**Your task:**
Write the material out again in full, word for word. Do not include the pictures.

**Provided material:**
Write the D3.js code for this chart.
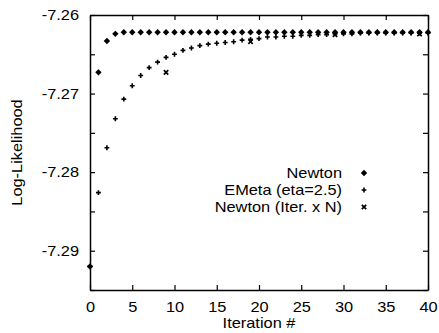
<!DOCTYPE html>
<html>
<head>
<meta charset="utf-8">
<script src="https://cdn.jsdelivr.net/npm/d3@7"></script>
<style>
html,body{margin:0;padding:0;background:#fff;}
svg{display:block;font-family:"Liberation Sans",Arial,Helvetica,sans-serif;}
</style>
</head>
<body>
<svg id="chart" width="439" height="333"></svg>
<script>
// ---- data ----
const iterations = d3.range(0, 41);
const newtonValues = [-7.2920, -7.2673, -7.2633, -7.2624, -7.2622,
  -7.2622, -7.2622, -7.2622, -7.2622, -7.2622, -7.2622, -7.2622, -7.2622, -7.2622, -7.2622,
  -7.2622, -7.2622, -7.2622, -7.2622, -7.2622, -7.2622, -7.2622, -7.2622, -7.2622, -7.2622,
  -7.2622, -7.2622, -7.2622, -7.2622, -7.2622, -7.2622, -7.2622, -7.2622, -7.2622, -7.2622,
  -7.2622, -7.2622, -7.2622, -7.2622, -7.2622, -7.2622];
const emetaValues = [-7.2920, -7.2826, -7.2769, -7.2732, -7.2707, -7.2690, -7.2677, -7.2667,
  -7.2660, -7.2654, -7.2650, -7.2645, -7.2642, -7.2639, -7.2637, -7.2636, -7.2635, -7.2634,
  -7.2632, -7.2631, -7.2630, -7.2628, -7.2628, -7.2627, -7.2627, -7.2626, -7.2626, -7.2625,
  -7.2625, -7.2624, -7.2624, -7.2624, -7.2623, -7.2623, -7.2623, -7.2623, -7.2623, -7.2623,
  -7.2623, -7.2623, -7.2623];
const iterNX = [9, 19, 29, 39];
const iterNValues = [-7.2673, -7.2634, -7.2625, -7.2624];
const seriesNames = ["Newton", "EMeta (eta=2.5)", "Newton (Iter. x N)"];
const xTicks = [0, 5, 10, 15, 20, 25, 30, 35, 40];
const yTicks = [-7.295, -7.29, -7.285, -7.28, -7.275, -7.27, -7.265, -7.26];
const yLabelTicks = [-7.29, -7.28, -7.27, -7.26];
const xTitle = "Iteration #";
const yTitle = "Log-Likelihood";

// ---- layout ----
const svg = d3.select("#chart");
const L = 90, R = 428, T = 15, B = 290;
const x = d3.scaleLinear().domain([0, 40]).range([L, R]);
const y = d3.scaleLinear().domain([-7.295, -7.26]).range([B, T]);
const fs = 14;
const K = 1.17; // horizontal stretch of the lettering in the reference

function stretch(sel) {
  sel.each(function () {
    const t = d3.select(this);
    const x0 = +(t.attr("x") || 0);
    const prev = t.attr("transform") || "";
    t.attr("transform", `${prev} translate(${x0},0) scale(${K},1) translate(${-x0},0)`);
  });
}

function styleAxis(g) {
  g.selectAll("path.domain").attr("stroke", "#000").attr("stroke-width", 1.5);
  g.selectAll(".tick line").attr("stroke", "#000").attr("stroke-width", 1.2);
  g.selectAll("text").attr("font-size", fs).attr("fill", "#000")
    .attr("font-family", "Liberation Sans, Arial, sans-serif").call(stretch);
}
const isLabel = v => yLabelTicks.some(t => Math.abs(t - v) < 1e-9);

svg.append("g").attr("transform", `translate(0,${B})`)
  .call(d3.axisBottom(x).tickValues(xTicks).tickSize(-5).tickSizeOuter(0).tickPadding(12).tickFormat(d3.format("d")))
  .call(styleAxis);
svg.append("g").attr("transform", `translate(0,${T})`)
  .call(d3.axisTop(x).tickValues(xTicks).tickSize(-5).tickSizeOuter(0).tickFormat(""))
  .call(styleAxis);
svg.append("g").attr("transform", `translate(${L},0)`)
  .call(d3.axisLeft(y).tickValues(yTicks).tickSize(-5).tickSizeOuter(0).tickPadding(11)
    .tickFormat(v => isLabel(v) ? d3.format(".2f")(v).replace("−", "-") : ""))
  .call(styleAxis);
svg.append("g").attr("transform", `translate(${R},0)`)
  .call(d3.axisRight(y).tickValues(yTicks).tickSize(-5).tickSizeOuter(0).tickFormat(""))
  .call(styleAxis);

// axis titles
svg.append("text").attr("transform", `translate(${(L + R) / 2},328) scale(${K},1)`)
  .attr("text-anchor", "middle").attr("font-size", fs).text(xTitle);
svg.append("text").attr("transform", `translate(22,${(T + B) / 2}) rotate(-90) scale(${K},1)`)
  .attr("text-anchor", "middle").attr("font-size", fs).text(yTitle);

// markers
const diamondPath = "M0,-3.2L3.2,0L0,3.2L-3.2,0Z";
const plusPath = d3.symbol().type(d3.symbolCross).size(13)();
const xPath = "M-2.2,-2.2L2.2,2.2M-2.2,2.2L2.2,-2.2";

const gPts = svg.append("g");
gPts.selectAll("path.em").data(iterations).join("path").attr("class", "em")
  .attr("transform", i => `translate(${x(i)},${y(emetaValues[i])})`)
  .attr("d", plusPath).attr("fill", "#000");
gPts.selectAll("path.nw").data(iterations).join("path").attr("class", "nw")
  .attr("transform", i => `translate(${x(i)},${y(newtonValues[i])})`)
  .attr("d", diamondPath).attr("fill", "#000");
gPts.selectAll("path.nx").data(iterNX).join("path").attr("class", "nx")
  .attr("transform", (d, i) => `translate(${x(d)},${y(iterNValues[i])})`)
  .attr("d", xPath).attr("stroke", "#000").attr("stroke-width", 1.7).attr("fill", "none");

// legend
const legY = [173, 190, 207];
const leg = svg.append("g");
seriesNames.forEach((name, i) => {
  leg.append("text").attr("transform", `translate(342,${legY[i] + 5}) scale(${K},1)`)
    .attr("text-anchor", "end").attr("font-size", fs).text(name);
  const m = leg.append("path").attr("transform", `translate(364,${legY[i]})`);
  if (i === 0) m.attr("d", diamondPath).attr("fill", "#000");
  else if (i === 1) m.attr("d", plusPath).attr("fill", "#000");
  else m.attr("d", xPath).attr("stroke", "#000").attr("stroke-width", 1.7).attr("fill", "none");
});
</script>
</body>
</html>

**Result of the exercise:**
Write the D3.js code for this chart.
<!DOCTYPE html>
<html>
<head>
<meta charset="utf-8">
<script src="https://cdn.jsdelivr.net/npm/d3@7"></script>
<style>
html,body{margin:0;padding:0;background:#fff;}
svg{display:block;font-family:"Liberation Sans",Arial,Helvetica,sans-serif;}
</style>
</head>
<body>
<svg id="chart" width="439" height="333"></svg>
<script>
// ---- data ----
const iterations = d3.range(0, 41);
const newtonValues = [-7.2920, -7.2673, -7.2633, -7.2624, -7.2622,
  -7.2622, -7.2622, -7.2622, -7.2622, -7.2622, -7.2622, -7.2622, -7.2622, -7.2622, -7.2622,
  -7.2622, -7.2622, -7.2622, -7.2622, -7.2622, -7.2622, -7.2622, -7.2622, -7.2622, -7.2622,
  -7.2622, -7.2622, -7.2622, -7.2622, -7.2622, -7.2622, -7.2622, -7.2622, -7.2622, -7.2622,
  -7.2622, -7.2622, -7.2622, -7.2622, -7.2622, -7.2622];
const emetaValues = [-7.2920, -7.2826, -7.2769, -7.2732, -7.2707, -7.2690, -7.2677, -7.2667,
  -7.2660, -7.2654, -7.2650, -7.2645, -7.2642, -7.2639, -7.2637, -7.2636, -7.2635, -7.2634,
  -7.2632, -7.2631, -7.2630, -7.2628, -7.2628, -7.2627, -7.2627, -7.2626, -7.2626, -7.2625,
  -7.2625, -7.2624, -7.2624, -7.2624, -7.2623, -7.2623, -7.2623, -7.2623, -7.2623, -7.2623,
  -7.2623, -7.2623, -7.2623];
const iterNX = [9, 19, 29, 39];
const iterNValues = [-7.2673, -7.2634, -7.2625, -7.2624];
const seriesNames = ["Newton", "EMeta (eta=2.5)", "Newton (Iter. x N)"];
const xTicks = [0, 5, 10, 15, 20, 25, 30, 35, 40];
const yTicks = [-7.295, -7.29, -7.285, -7.28, -7.275, -7.27, -7.265, -7.26];
const yLabelTicks = [-7.29, -7.28, -7.27, -7.26];
const xTitle = "Iteration #";
const yTitle = "Log-Likelihood";

// ---- layout ----
const svg = d3.select("#chart");
const L = 90, R = 428, T = 15, B = 290;
const x = d3.scaleLinear().domain([0, 40]).range([L, R]);
const y = d3.scaleLinear().domain([-7.295, -7.26]).range([B, T]);
const fs = 14;
const K = 1.17; // horizontal stretch of the lettering in the reference

function stretch(sel) {
  sel.each(function () {
    const t = d3.select(this);
    const x0 = +(t.attr("x") || 0);
    const prev = t.attr("transform") || "";
    t.attr("transform", `${prev} translate(${x0},0) scale(${K},1) translate(${-x0},0)`);
  });
}

function styleAxis(g) {
  g.selectAll("path.domain").attr("stroke", "#000").attr("stroke-width", 1.5);
  g.selectAll(".tick line").attr("stroke", "#000").attr("stroke-width", 1.2);
  g.selectAll("text").attr("font-size", fs).attr("fill", "#000")
    .attr("font-family", "Liberation Sans, Arial, sans-serif").call(stretch);
}
const isLabel = v => yLabelTicks.some(t => Math.abs(t - v) < 1e-9);

svg.append("g").attr("transform", `translate(0,${B})`)
  .call(d3.axisBottom(x).tickValues(xTicks).tickSize(-5).tickSizeOuter(0).tickPadding(12).tickFormat(d3.format("d")))
  .call(styleAxis);
svg.append("g").attr("transform", `translate(0,${T})`)
  .call(d3.axisTop(x).tickValues(xTicks).tickSize(-5).tickSizeOuter(0).tickFormat(""))
  .call(styleAxis);
svg.append("g").attr("transform", `translate(${L},0)`)
  .call(d3.axisLeft(y).tickValues(yTicks).tickSize(-5).tickSizeOuter(0).tickPadding(11)
    .tickFormat(v => isLabel(v) ? d3.format(".2f")(v).replace("−", "-") : ""))
  .call(styleAxis);
svg.append("g").attr("transform", `translate(${R},0)`)
  .call(d3.axisRight(y).tickValues(yTicks).tickSize(-5).tickSizeOuter(0).tickFormat(""))
  .call(styleAxis);

// axis titles
svg.append("text").attr("transform", `translate(${(L + R) / 2},328) scale(${K},1)`)
  .attr("text-anchor", "middle").attr("font-size", fs).text(xTitle);
svg.append("text").attr("transform", `translate(22,${(T + B) / 2}) rotate(-90) scale(${K},1)`)
  .attr("text-anchor", "middle").attr("font-size", fs).text(yTitle);

// markers
const diamondPath = "M0,-3.2L3.2,0L0,3.2L-3.2,0Z";
const plusPath = d3.symbol().type(d3.symbolCross).size(13)();
const xPath = "M-2.2,-2.2L2.2,2.2M-2.2,2.2L2.2,-2.2";

const gPts = svg.append("g");
gPts.selectAll("path.em").data(iterations).join("path").attr("class", "em")
  .attr("transform", i => `translate(${x(i)},${y(emetaValues[i])})`)
  .attr("d", plusPath).attr("fill", "#000");
gPts.selectAll("path.nw").data(iterations).join("path").attr("class", "nw")
  .attr("transform", i => `translate(${x(i)},${y(newtonValues[i])})`)
  .attr("d", diamondPath).attr("fill", "#000");
gPts.selectAll("path.nx").data(iterNX).join("path").attr("class", "nx")
  .attr("transform", (d, i) => `translate(${x(d)},${y(iterNValues[i])})`)
  .attr("d", xPath).attr("stroke", "#000").attr("stroke-width", 1.7).attr("fill", "none");

// legend
const legY = [173, 190, 207];
const leg = svg.append("g");
seriesNames.forEach((name, i) => {
  leg.append("text").attr("transform", `translate(342,${legY[i] + 5}) scale(${K},1)`)
    .attr("text-anchor", "end").attr("font-size", fs).text(name);
  const m = leg.append("path").attr("transform", `translate(364,${legY[i]})`);
  if (i === 0) m.attr("d", diamondPath).attr("fill", "#000");
  else if (i === 1) m.attr("d", plusPath).attr("fill", "#000");
  else m.attr("d", xPath).attr("stroke", "#000").attr("stroke-width", 1.7).attr("fill", "none");
});
</script>
</body>
</html>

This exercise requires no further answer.